Pandas DataFrames: MultiIndex and slicing

Diving more in to using Pandas DataFrames, I spent some time learning about MultiIndex. Long story short it’s a way to have a composite key for your data, to say “these two columns of my CSV file are the name for the row”. Or more complex things.

Pandas has some fairly powerful mechanisms to subset your DataFrame based on aspects of its MultiIndex composite key. They’re a bit confusing though, the slicing syntax is abstruse. Also there’s a hidden gotcha: you really have to sort your DataFrame before you can slice it if it has a MultiIndex.

Anyway, there’s a demo notebook program here. I also uploaded the ipynb file as a gist but GitHub’s viewer is buggy.

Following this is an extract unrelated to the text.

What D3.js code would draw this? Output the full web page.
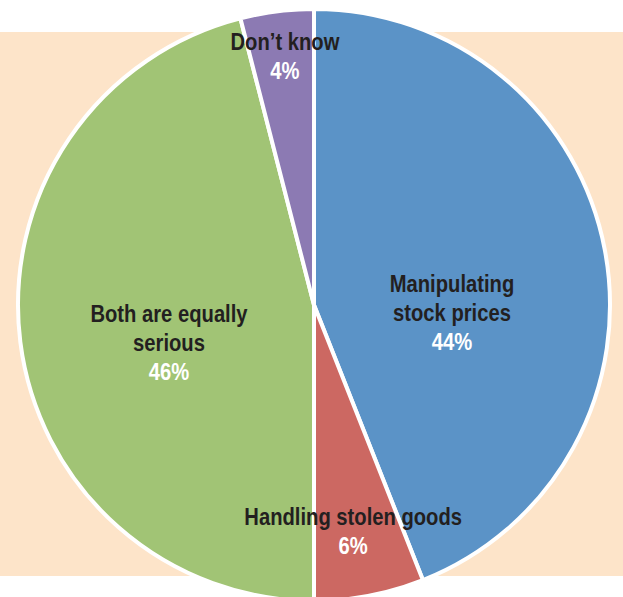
<!DOCTYPE html>
<html>
<head>
<meta charset="utf-8">
<script src="https://cdn.jsdelivr.net/npm/d3@7"></script>
<style>
  html, body { margin: 0; padding: 0; background: #ffffff; }
  svg { display: block; }
</style>
</head>
<body>
<svg id="chart" width="623" height="597"></svg>
<script>
// ---- data ----
const categories = ["Manipulating stock prices", "Handling stolen goods", "Both are equally serious", "Don\u2019t know"];
const labelLines = [["Manipulating", "stock prices"], ["Handling stolen goods"], ["Both are equally", "serious"], ["Don\u2019t know"]];
const values = [44, 6, 46, 4];
const colors = ["#5B93C7", "#CC6862", "#A1C475", "#8C7AB3"];

// ---- layout (first-baseline position of each label, polar around the centre) ----
const labelR = [138.6, 223.4, 146, 256.6];
const labelDeg = [84.6, 169.9, 263.3, 353.5];

const W = 623, H = 597;
const cx = 314, cy = 305, R = 296;
const svg = d3.select("#chart");

svg.append("rect")
  .attr("x", 0).attr("y", 32)
  .attr("width", W).attr("height", 544)
  .attr("fill", "#FDE4C9");

const pie = d3.pie().sort(null).value(d => d);
const arcs = pie(values);
const arc = d3.arc().innerRadius(0).outerRadius(R);

const g = svg.append("g").attr("transform", `translate(${cx},${cy})`);
g.selectAll("path")
  .data(arcs)
  .join("path")
  .attr("d", arc)
  .attr("fill", (d, i) => colors[i])
  .attr("stroke", "#ffffff")
  .attr("stroke-width", 4)
  .attr("stroke-linejoin", "round");

const fontFamily = "'Liberation Sans', Arial, sans-serif";
const lineH = 29;

arcs.forEach((d, i) => {
  const a = labelDeg[i] * Math.PI / 180;
  const x = Math.sin(a) * labelR[i];
  const y = -Math.cos(a) * labelR[i];
  const lines = labelLines[i];
  const lg = g.append("g").attr("transform", `translate(${x},${y}) scale(0.86,1)`);
  lines.forEach((t, k) => {
    lg.append("text")
      .attr("x", 0).attr("y", k * lineH)
      .attr("text-anchor", "middle")
      .attr("font-family", fontFamily)
      .attr("font-size", 23.5)
      .attr("font-weight", "bold")
      .attr("fill", "#231F20")
      .text(t);
  });
  lg.append("text")
    .attr("x", 0).attr("y", lines.length * lineH)
    .attr("text-anchor", "middle")
    .attr("font-family", fontFamily)
    .attr("font-size", 23.5)
    .attr("font-weight", "bold")
    .attr("fill", "#ffffff")
    .text(values[i] + "%");
});
</script>
</body>
</html>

For the search engines: if you see any of the following error messages, this sample notebook will help you figure them out. Summary; call DataFrame.sortlevel()


PerformanceWarning: indexing past lexsort depth may impact performance.

KeyError: 'Key length (1) was greater than MultiIndex lexsort depth (0)'

KeyError: 'MultiIndex Slicing requires the index to be fully lexsorted tuple len (2), lexsort depth (1)'

PS: if you want to get the series of index labels for a DataFrame with a MultiIndex, use get_level_values(). I keep forgetting how to do this.